As her father’s health deteriorated, Shari Redstone exerted greater and greater control — even though her dad for many years made it known that he didn’t want her involved with the business. After Mr. Redstone died, in 2020, at age 97, she took full legal control of Paramount and set about cleaning house, with new management and new boards of directors, loyal to her.
It hasn’t worked out as Ms. Redstone planned. While she was consolidating her power, Netflix and Apple were innovating and Disney, Comcast and Amazon were getting more formidable. The company she’s putting on the block seems forlorn at best. CBS and the cable channels are in a steep decline amid the rise of streaming, while its own streaming service Paramount+ lost more than $1.6 billion in 2023.

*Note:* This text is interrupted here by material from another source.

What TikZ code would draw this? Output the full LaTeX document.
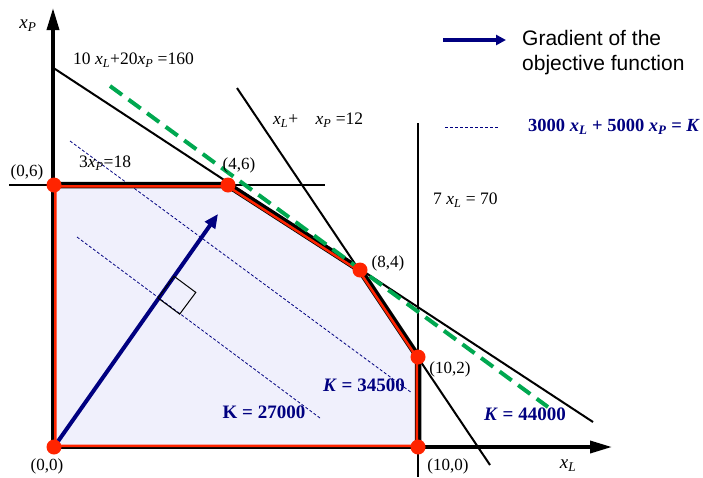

Putting the company up for sale seems only to have hastened Paramount’s decline. In late April, Ms. Redstone tossed out her longtime loyal chief executive, Bob Bakish, in the middle of the sale process, a rare event for sure, and replaced him with three co-chiefs, an even rarer phenomenon. Four board directors quit without explanation. Other potential deals, such as offers to buy Showtime and Paramount+, were passed up either because the prices was deemed too low by management or were never presented by management to the board to be considered. Through it all, Paramount’s market value has dwindled to around $9 billion — down a miserable 90 percent — and the value of the Redstone stake in the media empire has dwindled along with it.
At the annual shareholder meeting on Tuesday, Ms. Redstone praised the performance of her three co-chief executives, who proceeded to lay out their vision for how they would operate Paramount as it is, bolstering at least momentarily the idea she will decide not to sell the company.
What’s been lost in the nearly 40 years of the Redstones’ inveterate deal-making, in addition to enormous shareholder value, are any number of important cultural touchstones that CBS and Paramount once developed and nurtured, like MTV, like CBS News, like all the immense talent that once made Comedy Central iconic.
That happens, of course, as tastes and mores evolve decade after decade. But these losses seem more like self-inflicted wounds that could have been avoided under different stewardship. In sum, the family’s forays into Hollywood as well as into broadcast and cable television have proven to be pretty much an ego-driven failure.